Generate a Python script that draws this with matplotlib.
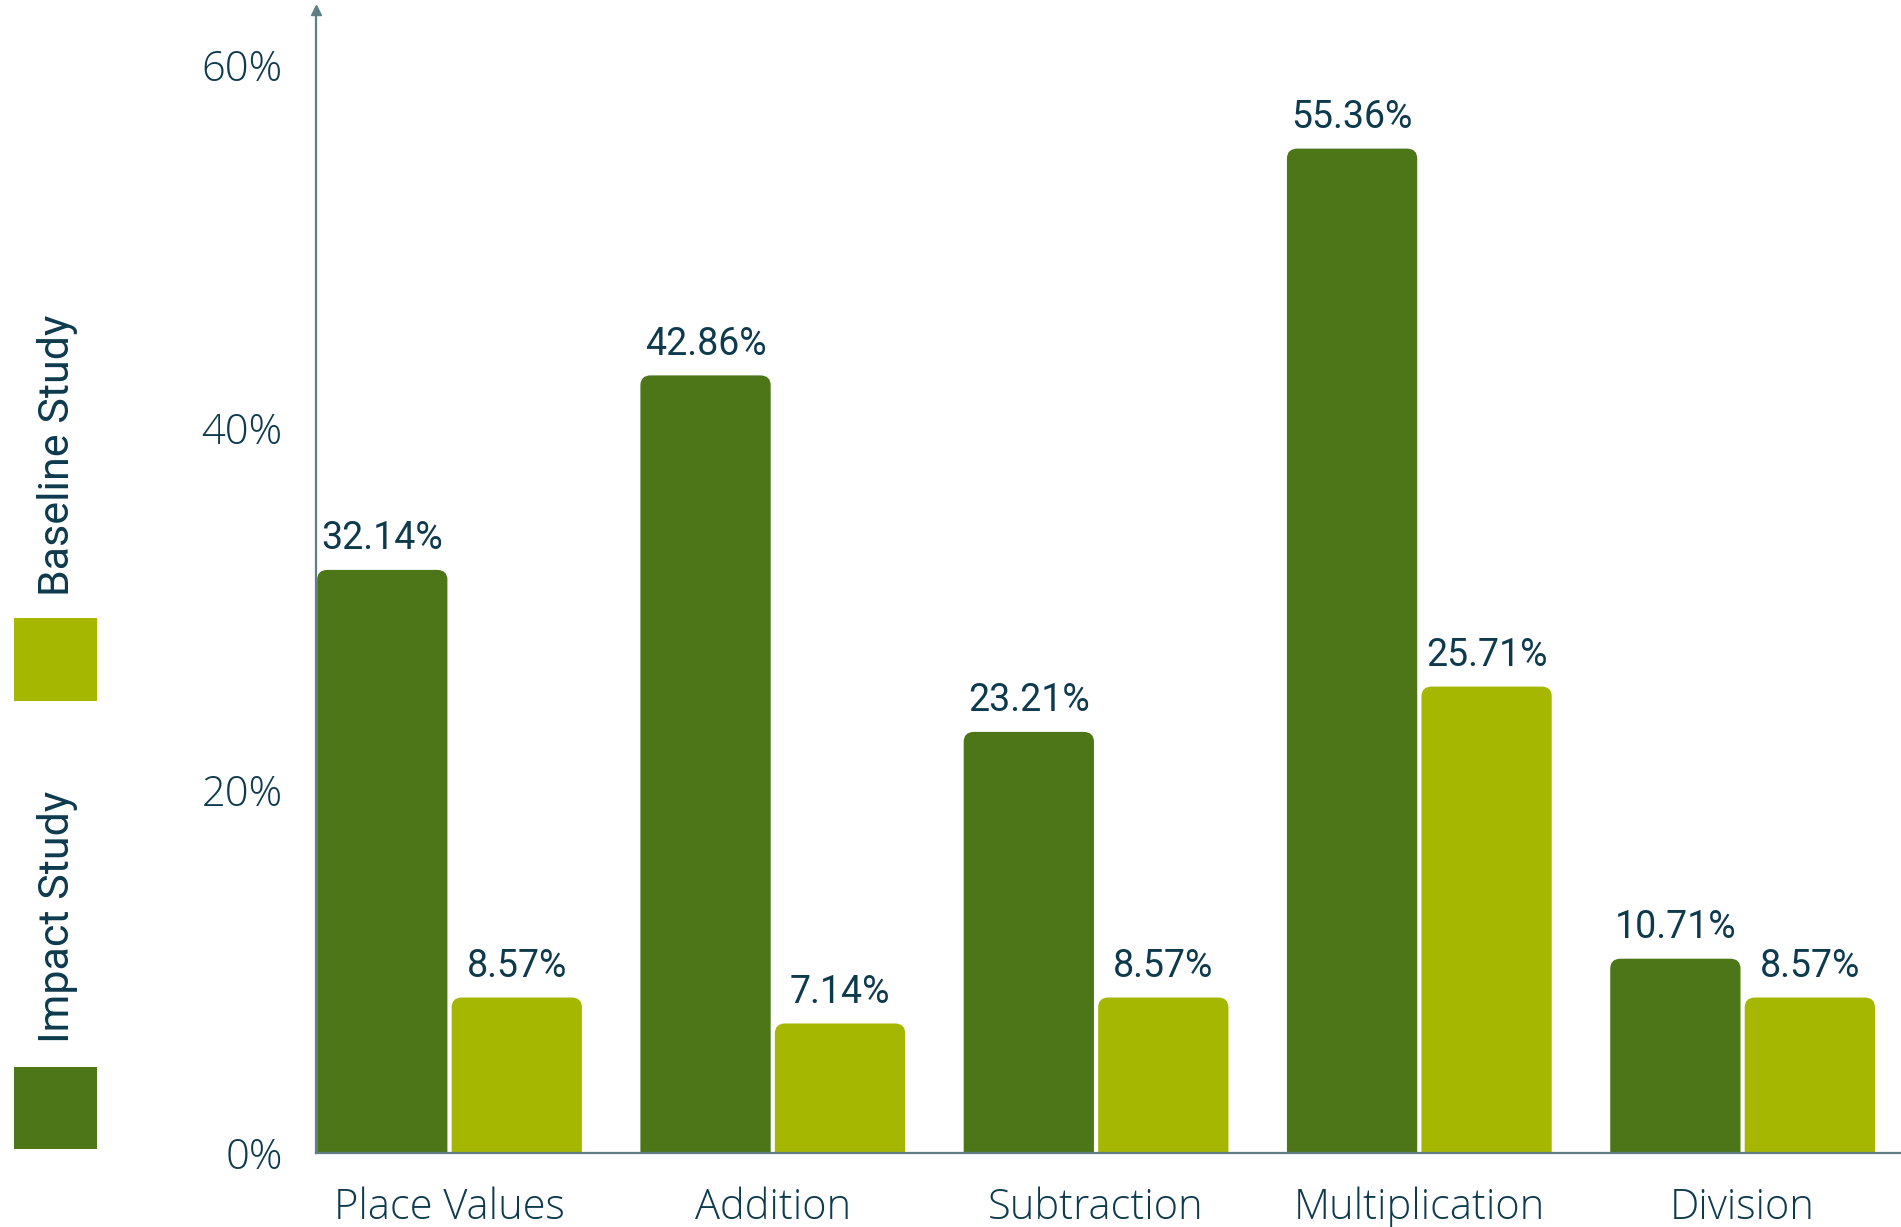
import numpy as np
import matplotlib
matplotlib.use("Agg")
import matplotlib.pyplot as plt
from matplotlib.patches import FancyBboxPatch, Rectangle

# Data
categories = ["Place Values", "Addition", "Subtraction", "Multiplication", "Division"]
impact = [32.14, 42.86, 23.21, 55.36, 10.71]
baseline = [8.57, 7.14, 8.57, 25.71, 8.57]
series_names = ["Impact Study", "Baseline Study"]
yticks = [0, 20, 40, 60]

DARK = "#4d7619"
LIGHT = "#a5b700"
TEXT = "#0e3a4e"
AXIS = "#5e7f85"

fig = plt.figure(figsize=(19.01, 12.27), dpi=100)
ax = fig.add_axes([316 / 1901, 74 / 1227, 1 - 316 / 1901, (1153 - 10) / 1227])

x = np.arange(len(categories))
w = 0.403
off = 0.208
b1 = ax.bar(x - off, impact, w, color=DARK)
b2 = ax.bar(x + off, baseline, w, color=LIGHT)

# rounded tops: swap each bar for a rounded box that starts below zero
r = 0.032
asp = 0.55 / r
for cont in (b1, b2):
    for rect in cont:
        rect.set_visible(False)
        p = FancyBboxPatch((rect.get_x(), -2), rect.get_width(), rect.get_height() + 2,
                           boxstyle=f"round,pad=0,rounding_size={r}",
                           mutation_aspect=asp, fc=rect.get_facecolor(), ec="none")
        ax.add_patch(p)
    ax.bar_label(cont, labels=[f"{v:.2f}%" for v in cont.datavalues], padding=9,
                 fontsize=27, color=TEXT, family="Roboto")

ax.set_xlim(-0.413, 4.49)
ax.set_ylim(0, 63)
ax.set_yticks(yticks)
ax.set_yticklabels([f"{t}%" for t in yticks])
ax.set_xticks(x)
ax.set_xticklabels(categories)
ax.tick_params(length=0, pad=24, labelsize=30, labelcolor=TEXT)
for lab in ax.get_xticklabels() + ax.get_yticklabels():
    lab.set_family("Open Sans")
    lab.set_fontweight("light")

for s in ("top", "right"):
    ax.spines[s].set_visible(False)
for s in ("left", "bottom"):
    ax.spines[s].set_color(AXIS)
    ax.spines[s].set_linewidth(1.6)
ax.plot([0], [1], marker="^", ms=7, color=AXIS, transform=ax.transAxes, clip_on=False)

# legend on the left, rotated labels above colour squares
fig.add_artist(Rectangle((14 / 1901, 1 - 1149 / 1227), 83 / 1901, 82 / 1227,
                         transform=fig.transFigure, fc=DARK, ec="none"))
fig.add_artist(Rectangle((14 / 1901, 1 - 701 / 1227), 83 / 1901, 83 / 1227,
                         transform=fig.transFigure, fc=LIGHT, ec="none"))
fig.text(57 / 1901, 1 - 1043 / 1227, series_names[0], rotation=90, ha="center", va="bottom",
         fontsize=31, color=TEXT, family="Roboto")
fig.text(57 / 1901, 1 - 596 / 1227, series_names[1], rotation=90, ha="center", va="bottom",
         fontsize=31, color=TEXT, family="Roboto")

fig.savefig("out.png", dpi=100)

★ ★ ★ ★ ★

• Direction: Starting at the top of the listing above, please restate word for word each line up to and including the one that holds "b2 = ax.bar(x", omitting every image.

• Solution to the problem:
Generate a Python script that draws this with matplotlib.
import numpy as np
import matplotlib
matplotlib.use("Agg")
import matplotlib.pyplot as plt
from matplotlib.patches import FancyBboxPatch, Rectangle

# Data
categories = ["Place Values", "Addition", "Subtraction", "Multiplication", "Division"]
impact = [32.14, 42.86, 23.21, 55.36, 10.71]
baseline = [8.57, 7.14, 8.57, 25.71, 8.57]
series_names = ["Impact Study", "Baseline Study"]
yticks = [0, 20, 40, 60]

DARK = "#4d7619"
LIGHT = "#a5b700"
TEXT = "#0e3a4e"
AXIS = "#5e7f85"

fig = plt.figure(figsize=(19.01, 12.27), dpi=100)
ax = fig.add_axes([316 / 1901, 74 / 1227, 1 - 316 / 1901, (1153 - 10) / 1227])

x = np.arange(len(categories))
w = 0.403
off = 0.208
b1 = ax.bar(x - off, impact, w, color=DARK)
b2 = ax.bar(x + off, baseline, w, color=LIGHT)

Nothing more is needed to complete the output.